--- Work instructions ---
From the first line of the listing below to the line with "const stackTop = (i, key)", print each line exactly, and nothing more. Leave out the pictures.

--- Source material ---
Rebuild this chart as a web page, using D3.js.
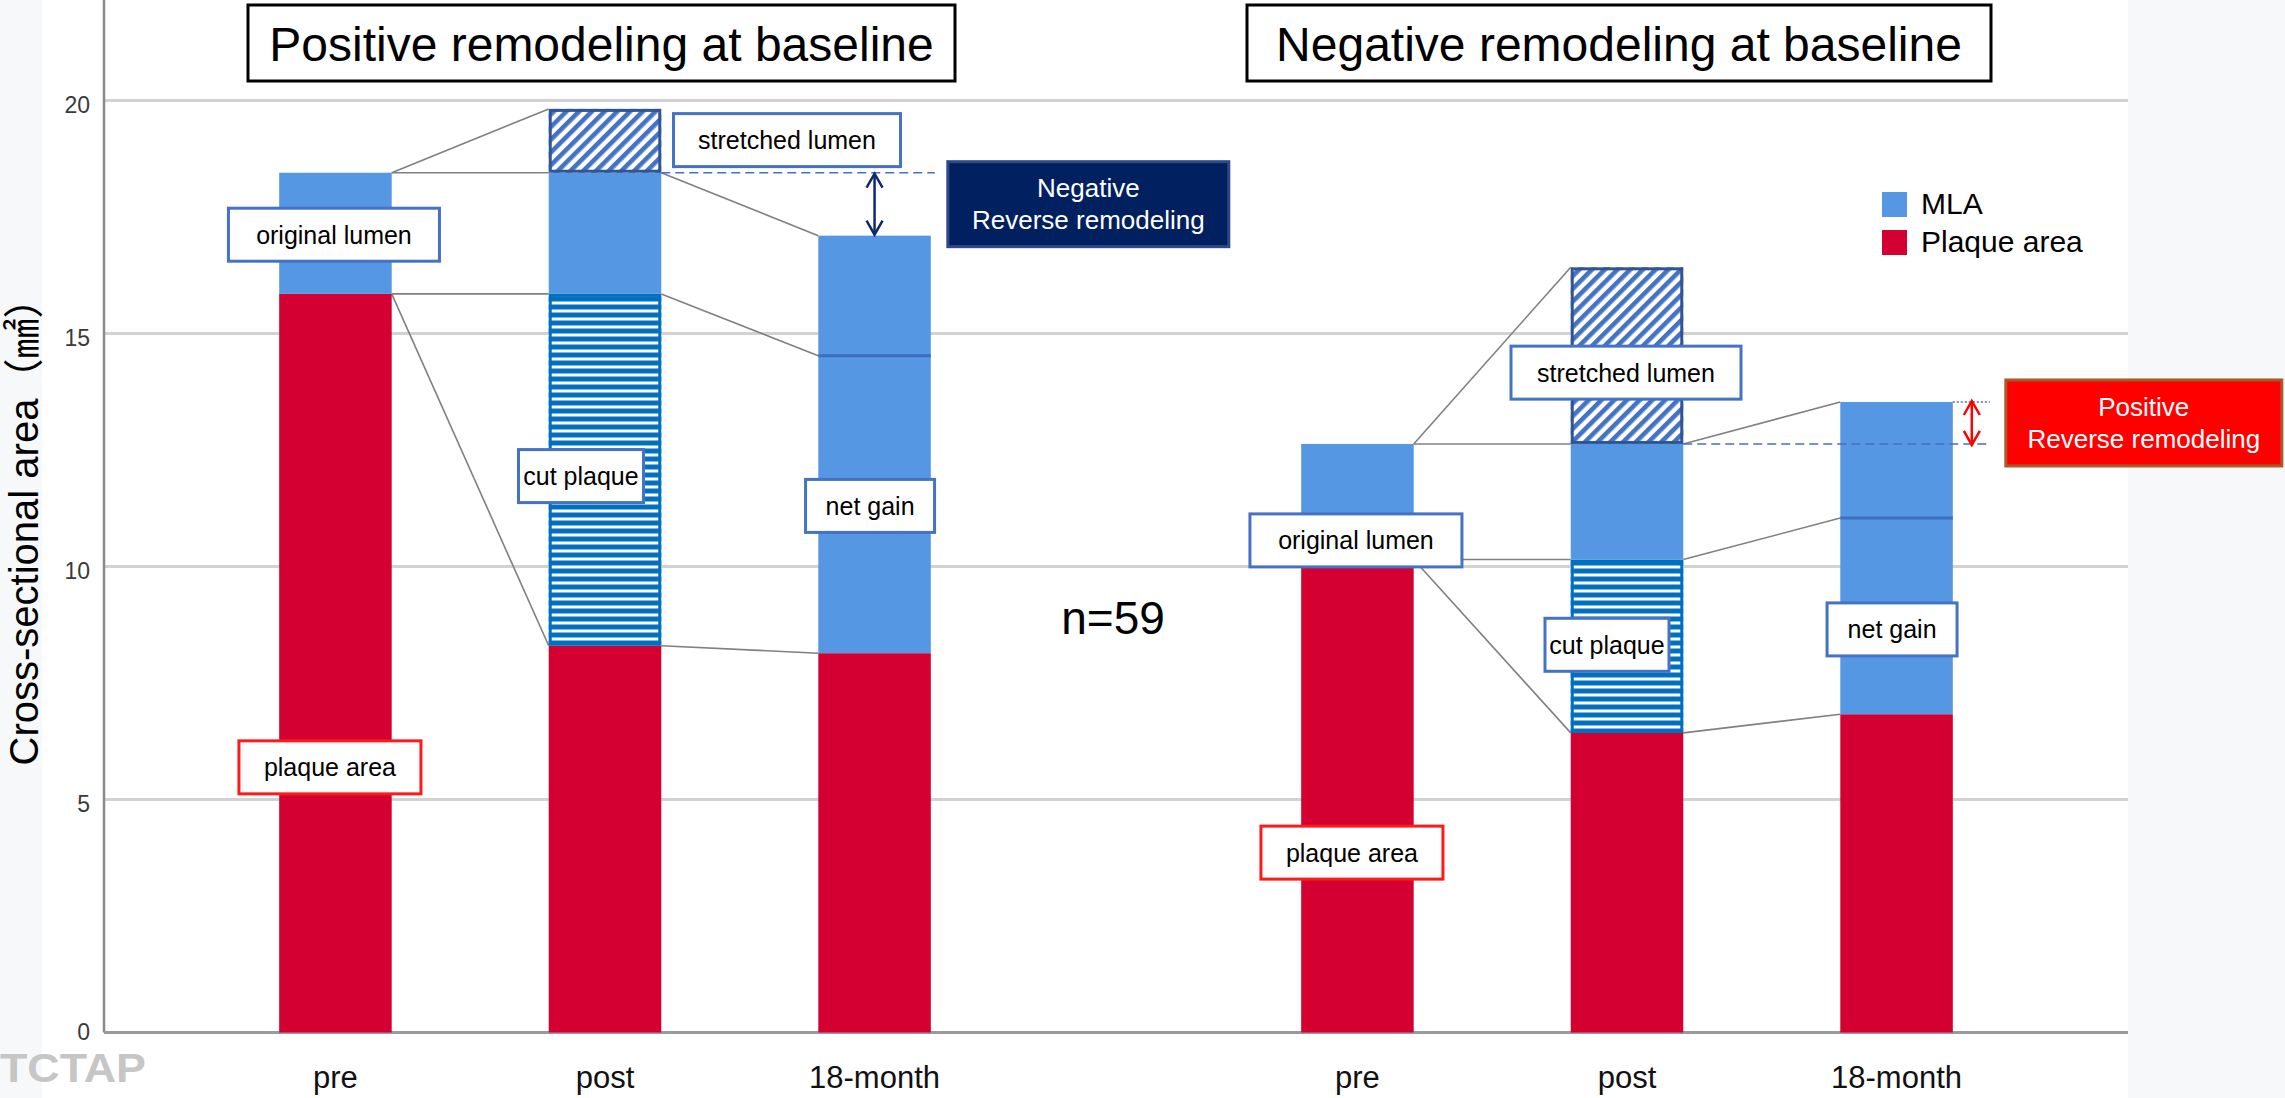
<!DOCTYPE html>
<html>
<head>
<meta charset="utf-8">
<script src="https://cdn.jsdelivr.net/npm/d3@7"></script>
<style>
  html, body { margin: 0; padding: 0; background: #f7f8fa; }
  svg { display: block; }
  text { font-family: "Liberation Sans", Arial, "Noto Sans CJK JP", sans-serif; }
</style>
</head>
<body>
<svg id="chart" width="2285" height="1098"></svg>
<script>
// ---- data ---------------------------------------------------------------
const groups = ["Positive remodeling at baseline", "Negative remodeling at baseline"];
const timepoints = ["pre", "post", "18-month"];
// stacked components of each bar in mm² (positive group first, then negative group)
const plaqueArea     = [15.85, 8.30, 8.14, 10.15, 6.43, 6.83];
const cutPlaque      = [0, 7.55, 0, 0, 3.72, 0];
const lumenArea      = [2.60, 2.60, 8.96, 2.48, 2.48, 6.70];
const stretchedLumen = [0, 1.37, 0, 0, 3.79, 0];
// level inside the 18-month lumen where the net gain begins
const netGainLevel   = [null, null, 14.52, null, null, 11.04];
const yTicks = [0, 5, 10, 15, 20];
const legendLabels = ["MLA", "Plaque area"];
const sampleLabel = "n=59";
const yTitle = "Cross-sectional area（㎟）";
const remodelingNotes = [["Negative", "Reverse remodeling"], ["Positive", "Reverse remodeling"]];

// ---- layout ------------------------------------------------------------
const W = 2285, H = 1098;
const plotLeft = 104, plotRight = 2128;
const svg = d3.select("#chart");

const COLORS = {
  plaque: "#d50032",
  lumen: "#5597e2",
  cut: "#0070c0",
  stretched: "#4472c4",
  stretchedEdge: "#2f5597",
  grid: "#d2d2d2",
  connector: "#808080",
  navy: "#0d2a6b",
  red: "#ff0000"
};

const rows = [];
groups.forEach((g, gi) => timepoints.forEach((t, ti) => {
  const i = gi * 3 + ti;
  rows.push({ group: g, time: t, idx: i,
    plaque: plaqueArea[i], cut: cutPlaque[i], lumen: lumenArea[i], stretched: stretchedLumen[i] });
}));

const keys = ["plaque", "cut", "lumen", "stretched"];
const series = d3.stack().keys(keys)(rows);
const stackTop = (i, key) => series[keys.indexOf(key)][i][1];

const xGroup = d3.scaleBand().domain(groups).range([94, 2138]).paddingInner(0).paddingOuter(0);
const xTime = d3.scaleBand().domain(timepoints).range([0, xGroup.bandwidth()])
  .paddingInner(0.5826).paddingOuter(0.687);
const xLeft = i => xGroup(rows[i].group) + xTime(rows[i].time);
const xRight = i => xLeft(i) + xTime.bandwidth();
const xMid = i => xLeft(i) + xTime.bandwidth() / 2;

const y = d3.scaleLinear().domain([0, 20]).range([1032.5, 100.5]);

// ---- background ----------------------------------------------------------
svg.append("rect").attr("x", 42).attr("y", 0).attr("width", 2086).attr("height", H).attr("fill", "#ffffff");

// ---- patterns ------------------------------------------------------------
const defs = svg.append("defs");
const diag = defs.append("pattern").attr("id", "diagHatch").attr("patternUnits", "userSpaceOnUse")
  .attr("width", 9).attr("height", 9).attr("patternTransform", "rotate(45)");
diag.append("rect").attr("width", 9).attr("height", 9).attr("fill", "#ffffff");
diag.append("rect").attr("width", 4.6).attr("height", 9).attr("fill", COLORS.stretched);

const hor = defs.append("pattern").attr("id", "horHatch").attr("patternUnits", "userSpaceOnUse")
  .attr("width", 8).attr("height", 8).attr("y", y(0));
hor.append("rect").attr("width", 8).attr("height", 8).attr("fill", COLORS.cut);
hor.append("rect").attr("y", 5).attr("width", 8).attr("height", 3).attr("fill", "#ffffff");

// ---- grid and axes ---------------------------------------------------------
svg.append("g").selectAll("line").data(yTicks.filter(v => v > 0)).join("line")
  .attr("x1", plotLeft).attr("x2", plotRight)
  .attr("y1", d => y(d)).attr("y2", d => y(d))
  .attr("stroke", COLORS.grid).attr("stroke-width", 3);

const yAxis = svg.append("g").attr("transform", `translate(${plotLeft},0)`)
  .call(d3.axisLeft(y).tickValues(yTicks).tickSize(0).tickPadding(14));
yAxis.select(".domain").remove();
yAxis.selectAll("text").attr("font-size", 23).attr("fill", "#3a3a3a")
  .attr("font-family", "'Liberation Sans', Arial, sans-serif")
  .attr("dy", d => d === 0 ? "0.3em" : "0.5em");

svg.append("line").attr("x1", plotLeft).attr("x2", plotLeft).attr("y1", 0).attr("y2", y(0))
  .attr("stroke", "#8a8a8a").attr("stroke-width", 2.5);
svg.append("line").attr("x1", plotLeft).attr("x2", plotRight).attr("y1", y(0)).attr("y2", y(0))
  .attr("stroke", "#9a9a9a").attr("stroke-width", 3);

svg.append("text").attr("transform", `translate(24,522) rotate(-90)`)
  .attr("text-anchor", "middle").attr("dominant-baseline", "central")
  .attr("font-size", 40).attr("fill", "#000").text(yTitle);

svg.append("g").selectAll("text").data(rows).join("text")
  .attr("x", d => xMid(d.idx)).attr("y", 1088)
  .attr("text-anchor", "middle").attr("font-size", 31).attr("fill", "#111")
  .text(d => d.time);

svg.append("text").attr("x", 0).attr("y", 1082).attr("font-size", 41).attr("font-weight", "bold")
  .attr("textLength", 146).attr("lengthAdjust", "spacingAndGlyphs")
  .attr("fill", "#c6c6c6").text("TCTAP");

// ---- connectors between bars --------------------------------------------------
const links = [];
groups.forEach((g, gi) => {
  const pre = gi * 3, post = pre + 1, late = pre + 2;
  links.push([pre, stackTop(pre, "lumen"), post, stackTop(post, "stretched")]);
  links.push([pre, stackTop(pre, "lumen"), post, stackTop(post, "lumen")]);
  links.push([pre, stackTop(pre, "plaque"), post, stackTop(post, "cut")]);
  links.push([pre, stackTop(pre, "plaque"), post, stackTop(post, "plaque")]);
  links.push([post, stackTop(post, "lumen"), late, stackTop(late, "lumen")]);
  links.push([post, stackTop(post, "cut"), late, netGainLevel[late]]);
  links.push([post, stackTop(post, "plaque"), late, stackTop(late, "plaque")]);
});
svg.append("g").selectAll("line").data(links).join("line")
  .attr("x1", d => xRight(d[0])).attr("y1", d => y(d[1]))
  .attr("x2", d => xLeft(d[2])).attr("y2", d => y(d[3]))
  .attr("stroke", COLORS.connector).attr("stroke-width", 1.6);

// ---- stacked bars --------------------------------------------------------------
const fillFor = { plaque: COLORS.plaque, cut: "url(#horHatch)", lumen: COLORS.lumen, stretched: "url(#diagHatch)" };
const barG = svg.append("g");
series.forEach(s => {
  const segs = s.filter(d => d[1] - d[0] > 0);
  barG.selectAll(null).data(segs).join("rect")
    .attr("x", d => xLeft(d.data.idx))
    .attr("y", d => y(d[1]))
    .attr("width", xTime.bandwidth())
    .attr("height", d => y(d[0]) - y(d[1]))
    .attr("fill", fillFor[s.key]);
  if (s.key === "cut" || s.key === "stretched") {
    barG.selectAll(null).data(segs).join("rect")
      .attr("x", d => xLeft(d.data.idx) + 1.5)
      .attr("y", d => y(d[1]) + 1.5)
      .attr("width", xTime.bandwidth() - 3)
      .attr("height", d => y(d[0]) - y(d[1]) - 3)
      .attr("fill", "none")
      .attr("stroke", s.key === "cut" ? COLORS.cut : COLORS.stretchedEdge)
      .attr("stroke-width", 3);
  }
});

// net gain division inside the 18-month lumen
svg.append("g").selectAll("line").data(rows.filter(d => netGainLevel[d.idx] != null)).join("line")
  .attr("x1", d => xLeft(d.idx)).attr("x2", d => xRight(d.idx))
  .attr("y1", d => y(netGainLevel[d.idx])).attr("y2", d => y(netGainLevel[d.idx]))
  .attr("stroke", "#3f6dbf").attr("stroke-width", 3);

// ---- reverse remodeling markers -------------------------------------------------
function doubleArrow(g, x, yA, yB, color) {
  g.append("line").attr("x1", x).attr("x2", x).attr("y1", yA).attr("y2", yB)
    .attr("stroke", color).attr("stroke-width", 2.5);
  const dir = yB > yA ? 1 : -1;
  [[yA, dir], [yB, -dir]].forEach(([yy, d]) => {
    g.append("polyline")
      .attr("points", `${x - 8},${yy + d * 14} ${x},${yy} ${x + 8},${yy + d * 14}`)
      .attr("fill", "none").attr("stroke", color).attr("stroke-width", 2.5);
  });
}
const markerG = svg.append("g");
const remodelingStyle = [
  { arrowDx: null, dashEnd: 4, fill: "#002060", stroke: "#2c4a8a", boxDx: 17, boxW: 281, boxH: 85, arrowColor: COLORS.navy },
  { arrowDx: 19, dashEnd: 37, fill: "#ff0000", stroke: "#a85a2a", boxDx: 53, boxW: 276, boxH: 86, arrowColor: COLORS.red }
];
groups.forEach((g, gi) => {
  const post = gi * 3 + 1, late = gi * 3 + 2;
  const st = remodelingStyle[gi];
  const yPost = y(stackTop(post, "lumen")), yLate = y(stackTop(late, "lumen"));
  markerG.append("line").attr("x1", xRight(post)).attr("x2", xRight(late) + st.dashEnd)
    .attr("y1", yPost).attr("y2", yPost)
    .attr("stroke", COLORS.stretched).attr("stroke-width", 1.6).attr("stroke-dasharray", "9,5");
  if (st.arrowDx != null) {
    markerG.append("line").attr("x1", xRight(late)).attr("x2", xRight(late) + st.dashEnd)
      .attr("y1", yLate).attr("y2", yLate)
      .attr("stroke", COLORS.stretched).attr("stroke-width", 1.6).attr("stroke-dasharray", "2,2");
  }
  const ax = st.arrowDx == null ? xMid(late) : xRight(late) + st.arrowDx;
  doubleArrow(markerG, ax, yPost + 1, yLate - 1, st.arrowColor);
  const cy = (yPost + yLate) / 2;
  const bx = xRight(late) + st.boxDx;
  markerG.append("rect").attr("x", bx).attr("y", cy - st.boxH / 2)
    .attr("width", st.boxW).attr("height", st.boxH)
    .attr("fill", st.fill).attr("stroke", st.stroke).attr("stroke-width", 3);
  remodelingNotes[gi].forEach((line, li) => {
    markerG.append("text").attr("x", bx + st.boxW / 2).attr("y", cy - 7 + li * 32)
      .attr("text-anchor", "middle").attr("font-size", 26).attr("fill", "#ffffff").text(line);
  });
});

// ---- segment callouts ---------------------------------------------------------
const callouts = [
  { text: "original lumen",  bar: 0, dx: -1.5, v: 17.12, w: 211, red: false },
  { text: "stretched lumen", bar: 1, dx: 182,  v: 19.15, w: 227, red: false },
  { text: "cut plaque",      bar: 1, dx: -24,  v: 11.94, w: 125, red: false },
  { text: "net gain",        bar: 2, dx: -4.5, v: 11.30, w: 129, red: false },
  { text: "plaque area",     bar: 0, dx: -5.5, v: 5.69,  w: 182, red: true },
  { text: "original lumen",  bar: 3, dx: -1.5, v: 10.56, w: 212, red: false },
  { text: "stretched lumen", bar: 4, dx: -1,   v: 14.16, w: 230, red: false },
  { text: "cut plaque",      bar: 4, dx: -20,  v: 8.32,  w: 124, red: false },
  { text: "net gain",        bar: 5, dx: -4.5, v: 8.65,  w: 130, red: false },
  { text: "plaque area",     bar: 3, dx: -5.5, v: 3.86,  w: 182, red: true }
];
const cg = svg.append("g").selectAll("g").data(callouts).join("g")
  .attr("transform", d => `translate(${xMid(d.bar) + d.dx},${y(d.v)})`);
cg.append("rect").attr("x", d => -d.w / 2).attr("y", -26.5).attr("width", d => d.w).attr("height", 53)
  .attr("fill", "#ffffff").attr("stroke", d => d.red ? "#ff1a1a" : "#4472c4").attr("stroke-width", 3);
cg.append("text").attr("text-anchor", "middle").attr("dominant-baseline", "central")
  .attr("font-size", 25).attr("fill", "#000").text(d => d.text);

// ---- titles -----------------------------------------------------------------
const titleBoxes = [{ dx: -3.5, w: 707 }, { dx: -8, w: 744 }];
groups.forEach((g, gi) => {
  const cx = xGroup(g) + xGroup.bandwidth() / 2 + titleBoxes[gi].dx;
  const w = titleBoxes[gi].w;
  svg.append("rect").attr("x", cx - w / 2).attr("y", 5).attr("width", w).attr("height", 76)
    .attr("fill", "#ffffff").attr("stroke", "#000").attr("stroke-width", 3);
  svg.append("text").attr("x", cx).attr("y", 61).attr("text-anchor", "middle")
    .attr("font-size", 48).attr("fill", "#000").text(g);
});

svg.append("text").attr("x", xGroup(groups[1]) - 3).attr("y", 634).attr("text-anchor", "middle")
  .attr("font-size", 46).attr("fill", "#000").text(sampleLabel);

// ---- legend -----------------------------------------------------------------
const legend = svg.append("g").attr("transform", "translate(1882,192)");
const lg = legend.selectAll("g").data(legendLabels).join("g")
  .attr("transform", (d, i) => `translate(0,${i * 38})`);
lg.append("rect").attr("width", 25).attr("height", 25)
  .attr("fill", (d, i) => i === 0 ? COLORS.lumen : COLORS.plaque);
lg.append("text").attr("x", 39).attr("y", 22).attr("font-size", 30).attr("fill", "#000").text(d => d);
</script>
</body>
</html>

--- Result of this exercise ---
Rebuild this chart as a web page, using D3.js.
<!DOCTYPE html>
<html>
<head>
<meta charset="utf-8">
<script src="https://cdn.jsdelivr.net/npm/d3@7"></script>
<style>
  html, body { margin: 0; padding: 0; background: #f7f8fa; }
  svg { display: block; }
  text { font-family: "Liberation Sans", Arial, "Noto Sans CJK JP", sans-serif; }
</style>
</head>
<body>
<svg id="chart" width="2285" height="1098"></svg>
<script>
// ---- data ---------------------------------------------------------------
const groups = ["Positive remodeling at baseline", "Negative remodeling at baseline"];
const timepoints = ["pre", "post", "18-month"];
// stacked components of each bar in mm² (positive group first, then negative group)
const plaqueArea     = [15.85, 8.30, 8.14, 10.15, 6.43, 6.83];
const cutPlaque      = [0, 7.55, 0, 0, 3.72, 0];
const lumenArea      = [2.60, 2.60, 8.96, 2.48, 2.48, 6.70];
const stretchedLumen = [0, 1.37, 0, 0, 3.79, 0];
// level inside the 18-month lumen where the net gain begins
const netGainLevel   = [null, null, 14.52, null, null, 11.04];
const yTicks = [0, 5, 10, 15, 20];
const legendLabels = ["MLA", "Plaque area"];
const sampleLabel = "n=59";
const yTitle = "Cross-sectional area（㎟）";
const remodelingNotes = [["Negative", "Reverse remodeling"], ["Positive", "Reverse remodeling"]];

// ---- layout ------------------------------------------------------------
const W = 2285, H = 1098;
const plotLeft = 104, plotRight = 2128;
const svg = d3.select("#chart");

const COLORS = {
  plaque: "#d50032",
  lumen: "#5597e2",
  cut: "#0070c0",
  stretched: "#4472c4",
  stretchedEdge: "#2f5597",
  grid: "#d2d2d2",
  connector: "#808080",
  navy: "#0d2a6b",
  red: "#ff0000"
};

const rows = [];
groups.forEach((g, gi) => timepoints.forEach((t, ti) => {
  const i = gi * 3 + ti;
  rows.push({ group: g, time: t, idx: i,
    plaque: plaqueArea[i], cut: cutPlaque[i], lumen: lumenArea[i], stretched: stretchedLumen[i] });
}));

const keys = ["plaque", "cut", "lumen", "stretched"];
const series = d3.stack().keys(keys)(rows);
const stackTop = (i, key) => series[keys.indexOf(key)][i][1];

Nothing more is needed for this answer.